We just have to ship it because we need the inventory.

SPEAKER_01:

Whatever that thing is, whatever you just identified as the first to break, that is your weak point. That is where your soul is leaking. And that is exactly what you need to codify today, not next year.

SPEAKER_00:

Today That's really powerful. Because we all know what that thing is. As soon as you said that, I had a specific thing pop right into my head.

SPEAKER_01:

We all do. We all know where the cracks are in the foundation. The Born Good methodology is just the discipline to fill those cracks with concrete before the earthquake hits.

SPEAKER_00:

Concrete before the earthquake. I like that. It's so proactive, it's intentional.

SPEAKER_01:

And it's hard. We shouldn't pretend it's easy. It is so much easier to just ride the wave and hope for the best. But if you want to build a legacy, if you want to look back in 20 years and be proud of what you built, you have to do the engineering work.

SPEAKER_00:

You have to build the heat shield.

SPEAKER_01:

You have to build the heat shield.

SPEAKER_00:

Well, this has been a fascinating look under the hood of what it actually takes to scale ethically. It's not about vibes. It's not about just hoping you stay nice. It's about building a machine that protects your intentions.

SPEAKER_01:

Turning intentions into systems? That's the whole game.

SPEAKER_00:

Clarify, codify, amplify. If you're listening, take a look at your own born good identity. Are you preserving it or are you just broadcasting it? There's a big difference.

SPEAKER_01:

A huge difference.

SPEAKER_00:

Thank you so much for breaking this down with us.
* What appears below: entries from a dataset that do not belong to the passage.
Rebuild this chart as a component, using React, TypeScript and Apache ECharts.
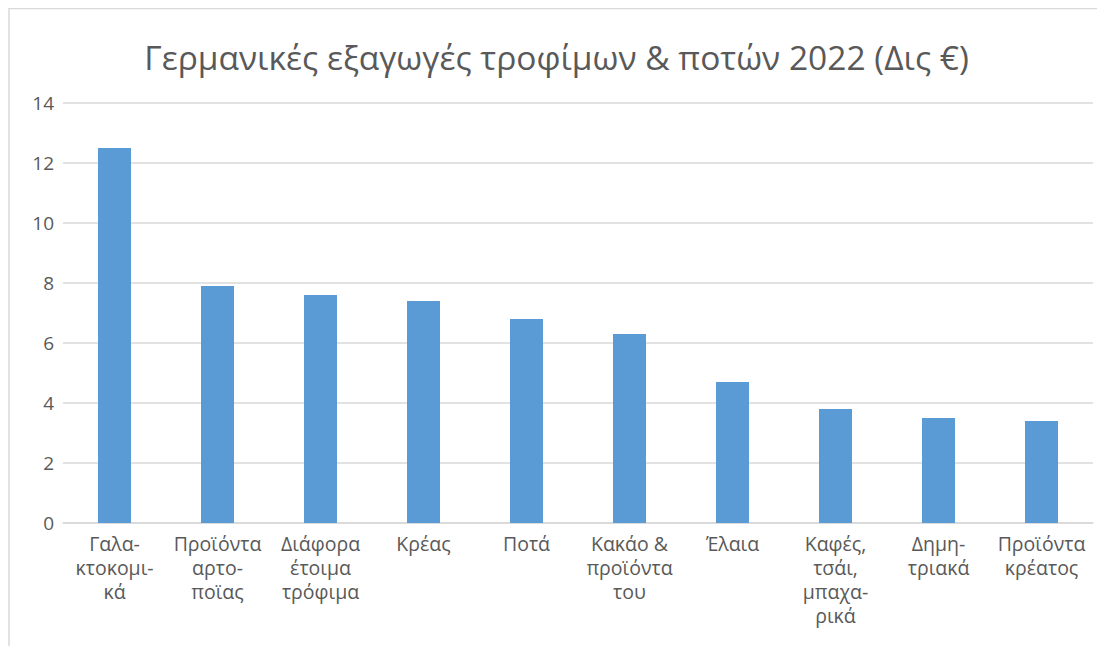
import React, { useEffect, useRef } from "react";
import * as echarts from "echarts";

const categories = [
  "Γαλα-\nκτοκομι-\nκά",
  "Προϊόντα\nαρτο-\nποϊας",
  "Διάφορα\nέτοιμα\nτρόφιμα",
  "Κρέας",
  "Ποτά",
  "Κακάο &\nπροϊόντα\nτου",
  "Έλαια",
  "Καφές,\nτσάι,\nμπαχα-\nρικά",
  "Δημη-\nτριακά",
  "Προϊόντα\nκρέατος",
];
const values = [12.5, 7.9, 7.6, 7.4, 6.8, 6.3, 4.7, 3.8, 3.5, 3.4];
const titleText = "Γερμανικές εξαγωγές τροφίμων & ποτών 2022 (Δις €)";

export default function App() {
  const ref = useRef<HTMLDivElement>(null);
  useEffect(() => {
    document.documentElement.style.overflow = "hidden";
    document.body.style.overflow = "hidden";
    const chart = echarts.init(ref.current!, null, { renderer: "svg" });
    const font = "'Open Sans', 'Noto Sans', sans-serif";
    chart.setOption({
      animation: false,
      title: {
        text: titleText,
        left: "center",
        top: 27,
        textStyle: { fontFamily: font, fontSize: 33.5, fontWeight: "normal", color: "#595959" },
      },
      graphic: [
        { type: "line", shape: { x1: 1, y1: 0, x2: 1, y2: 640 }, style: { stroke: "#d9d9d9", lineWidth: 1.5 } },
        { type: "line", shape: { x1: 1, y1: 0.5, x2: 1100, y2: 0.5 }, style: { stroke: "#d9d9d9", lineWidth: 1.5 } },
      ],
      grid: { left: 55, top: 95, width: 1030, height: 420 },
      xAxis: {
        type: "category",
        data: categories,
        axisLine: { lineStyle: { color: "#d9d9d9", width: 1.5 } },
        axisTick: { show: false },
        axisLabel: {
          interval: 0,
          margin: 8,
          fontFamily: font,
          fontSize: 19.5,
          lineHeight: 24,
          color: "#595959",
          align: "center",
        },
      },
      yAxis: {
        type: "value",
        min: 0,
        max: 14,
        interval: 2,
        axisLine: { show: false },
        axisTick: { show: false },
        splitLine: { lineStyle: { color: "#d9d9d9", width: 1.5 } },
        axisLabel: { margin: 9, fontFamily: font, fontSize: 19, color: "#595959" },
      },
      series: [
        {
          type: "bar",
          data: values,
          barWidth: 33,
          itemStyle: { color: "#5b9bd5" },
        },
      ],
    });
    return () => chart.dispose();
  }, []);
  return <div ref={ref} style={{ width: 1097, height: 638 }} />;
}
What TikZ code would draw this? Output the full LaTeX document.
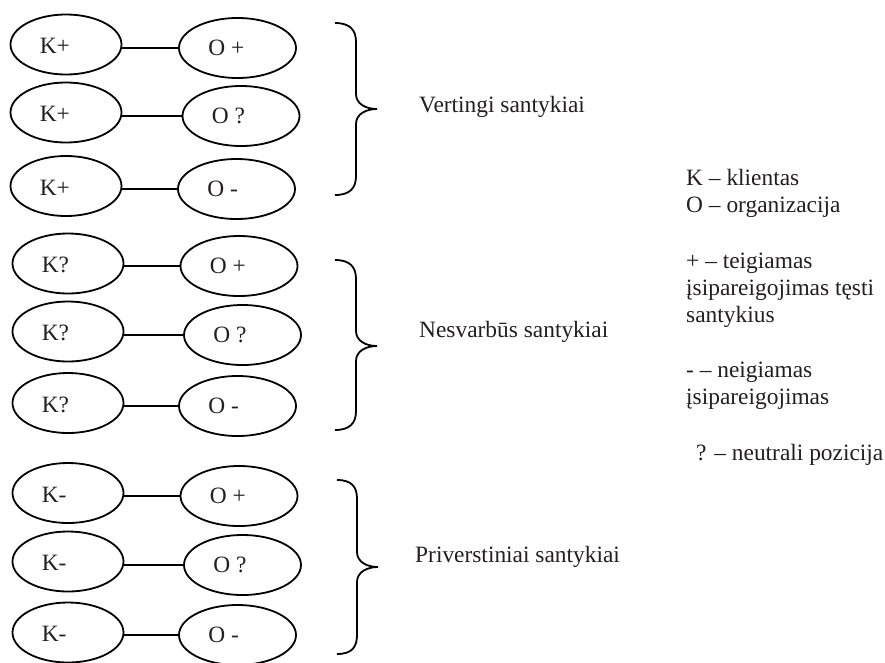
\documentclass[tikz,border=0pt]{standalone}
\usepackage{fontspec}
\setmainfont{Liberation Serif}
\usetikzlibrary{shapes.geometric}
\definecolor{ink}{RGB}{35,31,32}
\newcommand{\mybrace}[6]{%
  \draw[bracestyle] (#1,#4) .. controls ({#1+15},#4) and (#2,{#4+7}) .. (#2,{#4+19})
    -- (#2,{#5-15}) .. controls (#2,{#5-5}) and ({#3-11},#5) .. (#3,#5)
    .. controls ({#3-11},#5) and (#2,{#5+5}) .. (#2,{#5+15})
    -- (#2,{#6-19}) .. controls (#2,{#6-7}) and ({#1+15},#6) .. (#1,#6);}
\begin{document}
\begin{tikzpicture}[x=1pt,y=-1pt,
  every node/.style={font=\fontsize{23.4}{27.3}\selectfont, text=ink},
  ell/.style={draw=black, line width=1.8pt, ellipse, inner sep=0pt, minimum height=60pt},
  kell/.style={ell, minimum width=111pt},
  oell/.style={ell, minimum width=117pt},
  intext/.style={anchor=base west, inner sep=0pt},
  link/.style={draw=black, line width=1.8pt},
  bracestyle/.style={draw=black, line width=1.8pt},
  lbl/.style={anchor=base west, inner sep=0pt}]
\useasboundingbox (0,0) rectangle (885,662);

% ---- group 1
\node[kell] (k1) at (66,44.5) {};
\node[oell] (o1) at (237.5,48) {};
\node[kell] (k2) at (66,112.5) {};
\node[oell] (o2) at (241,116) {};
\node[kell] (k3) at (66,186) {};
\node[oell] (o3) at (236.5,189) {};
% ---- group 2
\node[kell] (k4) at (68,263.5) {};
\node[oell] (o4) at (239,266) {};
\node[kell] (k5) at (68,331.5) {};
\node[oell] (o5) at (242.5,335) {};
\node[kell] (k6) at (68,403) {};
\node[oell] (o6) at (237.5,406) {};
% ---- group 3
\node[kell] (k7) at (68,493) {};
\node[oell] (o7) at (239,496) {};
\node[kell] (k8) at (68,561.5) {};
\node[oell] (o8) at (242.5,565) {};
\node[kell] (k9) at (68,632.5) {};
\node[oell] (o9) at (237.5,635) {};

% texts inside ellipses
\foreach \n/\t in {k1/K+,k2/K+,k3/K+,k4/K?,k5/K?,k6/K?,k7/K-,k8/K-,k9/K-}{
  \node[intext] (\n t) at ([xshift=30pt,yshift=-9pt]\n.west) {\t};
}
\foreach \n/\t in {o1/O +,o2/O ?,o3/O -,o4/O +,o5/O ?,o6/O -,o7/O +,o8/O ?,o9/O -}{
  \node[intext] (\n t) at ([xshift=30pt,yshift=-7.5pt]\n.west) {\t};
}

% connectors
\foreach \i in {1,...,9}{
  \draw[link] (k\i.east |- o\i.west) -- (o\i.west);
}

% braces
\mybrace{335}{356}{377}{23}{109}{195}
\mybrace{335}{356}{377}{260}{346}{430}
\mybrace{337}{357}{378}{480}{567}{654}

% group labels
\node[lbl] (g1) at (419,112) {Vertingi santykiai};
\node[lbl] (g2) at (419,337) {Nesvarbūs santykiai};
\node[lbl] (g3) at (415,562) {Priverstiniai santykiai};

% legend
\node[lbl] (l1) at (686,185) {K – klientas};
\node[lbl] (l2) at (686,212.5) {O – organizacija};
\node[lbl] (l3) at (686,268) {+ – teigiamas};
\node[lbl] (l4) at (686,295) {įsipareigojimas tęsti};
\node[lbl] (l5) at (686,322) {santykius};
\node[lbl] (l6) at (686,377) {- – neigiamas};
\node[lbl] (l7) at (686,404) {įsipareigojimas};
\node[lbl] (l8) at (696,460) {? – neutrali pozicija};
\end{tikzpicture}
\end{document}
This conversation has definitely changed how I look at those overnight success stories. I'm going to be looking for the code underneath the growth now.

SPEAKER_01:

Always look for the code.

SPEAKER_00:

And to you, the listener, whether you're running a lemonade stand or a tech unicorn, good luck with the scaling. Keep the soul intact. We'll see you on the next deep dive.